-- RECORDS TO PROCESS start --

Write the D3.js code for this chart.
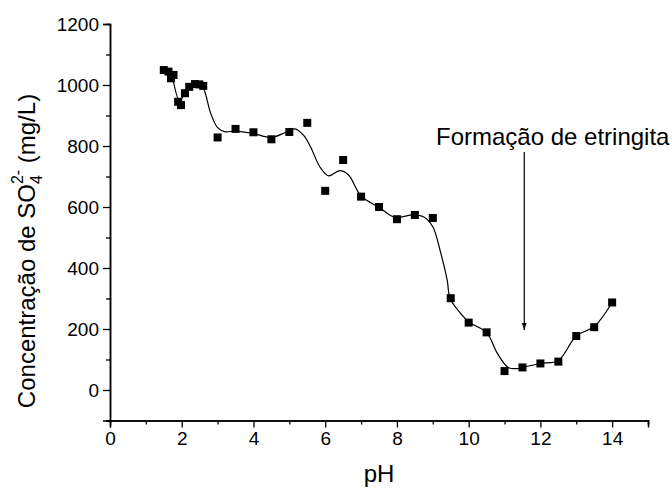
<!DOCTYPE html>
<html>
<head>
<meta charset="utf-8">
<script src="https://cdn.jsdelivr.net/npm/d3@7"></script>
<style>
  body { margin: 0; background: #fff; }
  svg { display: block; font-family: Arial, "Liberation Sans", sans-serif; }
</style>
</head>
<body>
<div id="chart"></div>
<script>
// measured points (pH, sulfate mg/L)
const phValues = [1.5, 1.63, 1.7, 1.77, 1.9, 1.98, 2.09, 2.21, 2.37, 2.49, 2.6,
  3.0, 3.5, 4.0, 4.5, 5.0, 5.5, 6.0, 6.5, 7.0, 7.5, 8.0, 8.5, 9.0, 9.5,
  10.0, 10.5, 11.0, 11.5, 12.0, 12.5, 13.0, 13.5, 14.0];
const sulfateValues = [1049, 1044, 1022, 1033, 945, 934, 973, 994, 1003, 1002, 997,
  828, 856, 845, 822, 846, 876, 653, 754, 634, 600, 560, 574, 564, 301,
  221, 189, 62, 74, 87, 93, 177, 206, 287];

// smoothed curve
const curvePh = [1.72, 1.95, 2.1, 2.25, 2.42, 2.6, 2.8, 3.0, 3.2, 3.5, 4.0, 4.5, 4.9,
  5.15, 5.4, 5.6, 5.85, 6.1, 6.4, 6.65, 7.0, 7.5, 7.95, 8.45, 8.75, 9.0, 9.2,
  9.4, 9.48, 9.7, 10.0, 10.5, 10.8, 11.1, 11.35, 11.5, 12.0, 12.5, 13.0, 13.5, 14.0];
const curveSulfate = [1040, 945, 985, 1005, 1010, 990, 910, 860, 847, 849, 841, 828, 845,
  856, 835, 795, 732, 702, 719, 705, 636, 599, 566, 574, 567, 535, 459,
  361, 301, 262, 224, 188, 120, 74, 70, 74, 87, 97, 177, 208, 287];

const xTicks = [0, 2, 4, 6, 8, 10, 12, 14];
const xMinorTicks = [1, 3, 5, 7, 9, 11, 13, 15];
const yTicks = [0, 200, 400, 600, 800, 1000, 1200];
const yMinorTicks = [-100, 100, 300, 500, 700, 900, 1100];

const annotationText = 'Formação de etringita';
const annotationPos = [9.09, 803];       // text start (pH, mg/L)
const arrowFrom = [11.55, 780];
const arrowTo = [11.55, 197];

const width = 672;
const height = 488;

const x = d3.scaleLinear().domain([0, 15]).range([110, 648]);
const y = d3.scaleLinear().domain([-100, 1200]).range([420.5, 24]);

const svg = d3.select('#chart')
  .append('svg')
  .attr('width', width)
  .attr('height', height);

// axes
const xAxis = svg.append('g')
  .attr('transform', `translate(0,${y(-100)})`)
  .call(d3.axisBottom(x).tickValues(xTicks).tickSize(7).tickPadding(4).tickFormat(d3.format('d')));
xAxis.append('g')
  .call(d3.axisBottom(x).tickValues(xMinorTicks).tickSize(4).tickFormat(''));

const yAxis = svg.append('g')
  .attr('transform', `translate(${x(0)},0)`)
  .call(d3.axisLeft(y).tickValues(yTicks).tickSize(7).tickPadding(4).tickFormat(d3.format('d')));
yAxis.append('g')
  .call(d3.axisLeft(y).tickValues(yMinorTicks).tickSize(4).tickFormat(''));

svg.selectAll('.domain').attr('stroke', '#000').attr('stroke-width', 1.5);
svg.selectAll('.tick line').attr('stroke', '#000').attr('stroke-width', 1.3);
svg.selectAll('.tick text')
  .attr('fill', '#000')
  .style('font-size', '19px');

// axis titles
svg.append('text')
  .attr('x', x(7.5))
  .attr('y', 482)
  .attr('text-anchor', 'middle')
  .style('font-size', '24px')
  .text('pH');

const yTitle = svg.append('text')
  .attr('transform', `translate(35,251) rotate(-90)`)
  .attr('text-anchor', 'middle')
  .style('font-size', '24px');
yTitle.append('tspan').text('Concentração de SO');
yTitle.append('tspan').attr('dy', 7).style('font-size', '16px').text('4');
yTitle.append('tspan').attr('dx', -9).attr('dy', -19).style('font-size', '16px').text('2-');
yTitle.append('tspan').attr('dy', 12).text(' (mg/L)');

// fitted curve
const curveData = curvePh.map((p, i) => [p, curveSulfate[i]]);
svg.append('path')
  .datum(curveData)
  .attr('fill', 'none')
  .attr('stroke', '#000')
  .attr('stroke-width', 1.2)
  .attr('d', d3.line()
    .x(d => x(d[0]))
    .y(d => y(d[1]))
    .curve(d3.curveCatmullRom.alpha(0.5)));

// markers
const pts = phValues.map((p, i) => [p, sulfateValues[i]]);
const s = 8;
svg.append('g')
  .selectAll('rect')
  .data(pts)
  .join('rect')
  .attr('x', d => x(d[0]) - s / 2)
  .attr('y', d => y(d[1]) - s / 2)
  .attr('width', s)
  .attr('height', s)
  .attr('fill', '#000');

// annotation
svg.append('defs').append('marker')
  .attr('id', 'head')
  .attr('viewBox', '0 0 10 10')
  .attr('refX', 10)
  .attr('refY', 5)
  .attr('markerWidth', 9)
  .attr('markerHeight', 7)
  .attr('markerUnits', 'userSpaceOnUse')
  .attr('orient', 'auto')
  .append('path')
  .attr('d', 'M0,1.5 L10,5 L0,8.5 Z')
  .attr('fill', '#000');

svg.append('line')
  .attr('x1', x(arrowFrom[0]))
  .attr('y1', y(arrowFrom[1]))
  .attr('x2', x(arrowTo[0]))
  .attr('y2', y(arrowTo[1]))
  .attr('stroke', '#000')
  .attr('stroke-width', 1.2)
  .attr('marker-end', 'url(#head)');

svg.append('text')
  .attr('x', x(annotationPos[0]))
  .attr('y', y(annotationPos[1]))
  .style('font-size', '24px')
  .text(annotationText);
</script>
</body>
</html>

-- RECORDS TO PROCESS end --
-- RECORDS TO PROCESS start --

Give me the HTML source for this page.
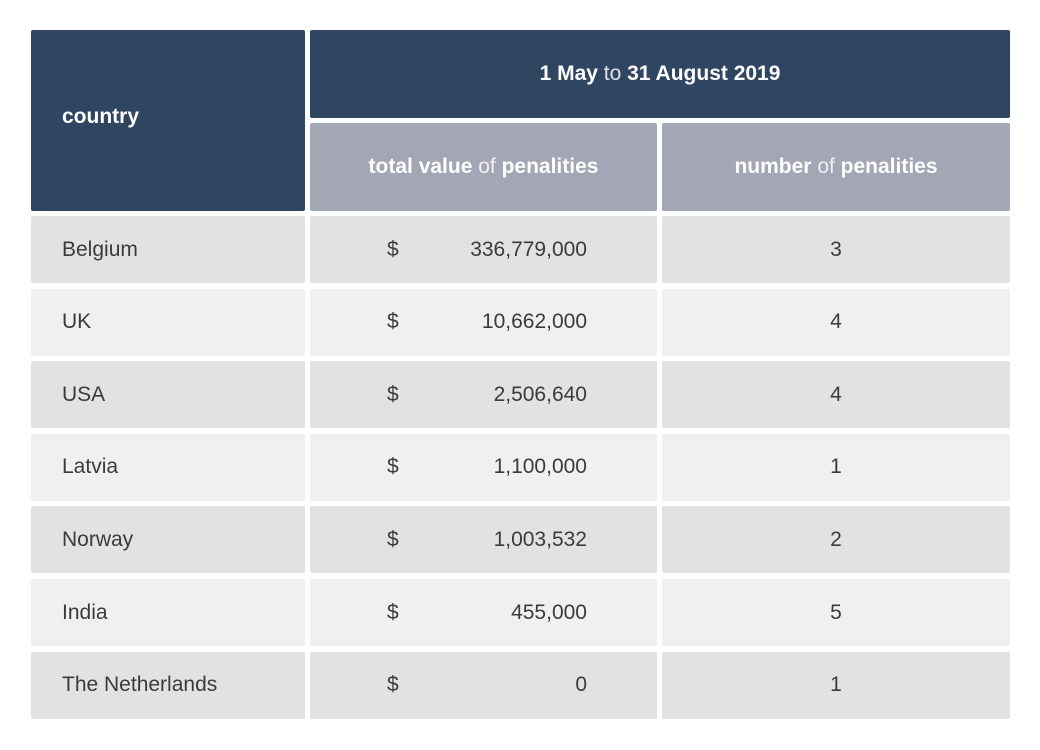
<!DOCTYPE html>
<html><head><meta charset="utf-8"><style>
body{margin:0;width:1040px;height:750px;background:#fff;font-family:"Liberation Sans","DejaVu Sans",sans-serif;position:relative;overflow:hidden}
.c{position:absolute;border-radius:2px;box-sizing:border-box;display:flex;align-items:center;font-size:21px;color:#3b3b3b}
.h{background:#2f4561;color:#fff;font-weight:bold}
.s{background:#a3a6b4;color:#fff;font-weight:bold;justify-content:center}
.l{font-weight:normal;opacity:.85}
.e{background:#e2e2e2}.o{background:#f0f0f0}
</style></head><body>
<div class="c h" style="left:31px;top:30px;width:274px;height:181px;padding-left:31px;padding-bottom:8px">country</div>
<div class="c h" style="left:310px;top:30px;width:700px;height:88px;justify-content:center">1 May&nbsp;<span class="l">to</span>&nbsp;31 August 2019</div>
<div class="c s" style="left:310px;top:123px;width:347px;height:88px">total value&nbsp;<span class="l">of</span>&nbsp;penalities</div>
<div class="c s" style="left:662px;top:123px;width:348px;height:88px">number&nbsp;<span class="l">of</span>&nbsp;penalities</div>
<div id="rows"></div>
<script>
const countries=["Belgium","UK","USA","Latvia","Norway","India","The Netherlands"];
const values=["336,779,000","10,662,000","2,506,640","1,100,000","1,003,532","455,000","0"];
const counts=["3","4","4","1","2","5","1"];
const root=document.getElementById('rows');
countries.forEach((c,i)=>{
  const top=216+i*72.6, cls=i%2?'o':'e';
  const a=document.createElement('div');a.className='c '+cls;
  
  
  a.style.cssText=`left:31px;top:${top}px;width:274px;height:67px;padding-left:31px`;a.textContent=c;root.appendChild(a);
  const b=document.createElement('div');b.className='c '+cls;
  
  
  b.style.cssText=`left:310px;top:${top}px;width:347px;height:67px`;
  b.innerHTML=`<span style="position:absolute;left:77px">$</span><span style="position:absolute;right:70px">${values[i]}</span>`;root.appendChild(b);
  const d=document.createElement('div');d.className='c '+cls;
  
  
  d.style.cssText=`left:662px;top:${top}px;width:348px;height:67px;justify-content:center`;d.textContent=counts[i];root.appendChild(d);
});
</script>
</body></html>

-- RECORDS TO PROCESS end --

EXERCISE DETAILS – Beginning at the line above that contains "Write the D3.js code for this chart.", repeat each line exactly through the one that contains "const height = 488;", and leave out the pictures.

RESULT OF THIS EXERCISE –
Write the D3.js code for this chart.
<!DOCTYPE html>
<html>
<head>
<meta charset="utf-8">
<script src="https://cdn.jsdelivr.net/npm/d3@7"></script>
<style>
  body { margin: 0; background: #fff; }
  svg { display: block; font-family: Arial, "Liberation Sans", sans-serif; }
</style>
</head>
<body>
<div id="chart"></div>
<script>
// measured points (pH, sulfate mg/L)
const phValues = [1.5, 1.63, 1.7, 1.77, 1.9, 1.98, 2.09, 2.21, 2.37, 2.49, 2.6,
  3.0, 3.5, 4.0, 4.5, 5.0, 5.5, 6.0, 6.5, 7.0, 7.5, 8.0, 8.5, 9.0, 9.5,
  10.0, 10.5, 11.0, 11.5, 12.0, 12.5, 13.0, 13.5, 14.0];
const sulfateValues = [1049, 1044, 1022, 1033, 945, 934, 973, 994, 1003, 1002, 997,
  828, 856, 845, 822, 846, 876, 653, 754, 634, 600, 560, 574, 564, 301,
  221, 189, 62, 74, 87, 93, 177, 206, 287];

// smoothed curve
const curvePh = [1.72, 1.95, 2.1, 2.25, 2.42, 2.6, 2.8, 3.0, 3.2, 3.5, 4.0, 4.5, 4.9,
  5.15, 5.4, 5.6, 5.85, 6.1, 6.4, 6.65, 7.0, 7.5, 7.95, 8.45, 8.75, 9.0, 9.2,
  9.4, 9.48, 9.7, 10.0, 10.5, 10.8, 11.1, 11.35, 11.5, 12.0, 12.5, 13.0, 13.5, 14.0];
const curveSulfate = [1040, 945, 985, 1005, 1010, 990, 910, 860, 847, 849, 841, 828, 845,
  856, 835, 795, 732, 702, 719, 705, 636, 599, 566, 574, 567, 535, 459,
  361, 301, 262, 224, 188, 120, 74, 70, 74, 87, 97, 177, 208, 287];

const xTicks = [0, 2, 4, 6, 8, 10, 12, 14];
const xMinorTicks = [1, 3, 5, 7, 9, 11, 13, 15];
const yTicks = [0, 200, 400, 600, 800, 1000, 1200];
const yMinorTicks = [-100, 100, 300, 500, 700, 900, 1100];

const annotationText = 'Formação de etringita';
const annotationPos = [9.09, 803];       // text start (pH, mg/L)
const arrowFrom = [11.55, 780];
const arrowTo = [11.55, 197];

const width = 672;
const height = 488;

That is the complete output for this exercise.